上世纪六十年代老百姓养猪难,卖猪更难,这是我亲身经历过的事情。那年足足喂了一年的猪父亲要卖掉,一来为了补贴生活,二来是实在喂不了了。因为粮食供应证上已没有一斤,父母便商量着把养了足有一年的那头猪卖了。那时是计划经济,粮食市场尚未放开,即便有钱也买不到粮食。一头猪往往要养一年甚至更长时间还不够秤(不够标准)。当时公社食品站规定生猪毛重须达到120市斤方可收购,那个年代人还吃不饱,哪有粮食喂猪?但是老百姓家家户户每年都养猪,为的是踩一圈粪交到生产队换点工分。虽说工分值不了多少钱,但那个年代人的思想好,谁家养猪积肥多谁家就先进。开会戴大红花,广播里经常表扬。有的还请到公社开万人大会进行表彰,场面热闹得很,人更风光。
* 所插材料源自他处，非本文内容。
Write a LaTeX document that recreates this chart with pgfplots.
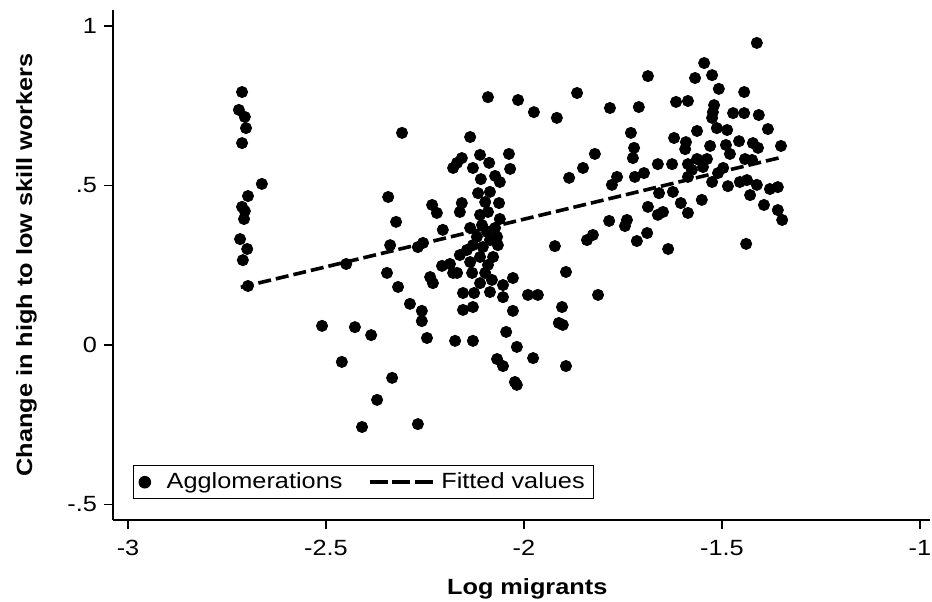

虽说那时的猪肉每斤才6毛8分钱,但老百姓过年才能吃上一顿猪肉白菜饺子,平时吃不上肉。因为给猪吃的净是刷锅水和草菜之类,粮食基本摊不上,所以猪长得特别慢,油脂也很少。谁家过年找熟人买二斤腰窝肉(五花肥肉)那这个年算肥了,撕下点大油上锅炼炼真香。如果谁家买到猪前后腿带骨头的瘦肉便恼了大花脸,过年心里都堵得慌。虽然前后腿带骨头都要去秤,前腿去七两后腿去八两,但还是不愿意要。

那时卖个猪可是大事,都把徐队长请来长长眼色,如果他说差不多就绑起来称称,他说不靠谱就不能逮。俗话说得好,“绑一绑十天不长”。当时徐队长说我们家猪应该够秤,看毛色挺顺溜膘还可以,于是把猪绑起来四条腿朝上,用村里大杆子秤钩挂上,两人抬着队长把秤砣挂在秤杆120斤准星处。秤砣差点掉在脚上,他赶紧抓住秤砣用力向后一抹,整整差了三斤。这下可大家全傻了眼,父亲一脸失望,母亲则流下了眼泪。徐队长赶忙说,“今天看得不准走了眼,我家还有点瓜干借给你们,喂个十天半月稳准够秤。”于是把那可怜的猪放到圈里,重新喂养一段时间再说卖的事情。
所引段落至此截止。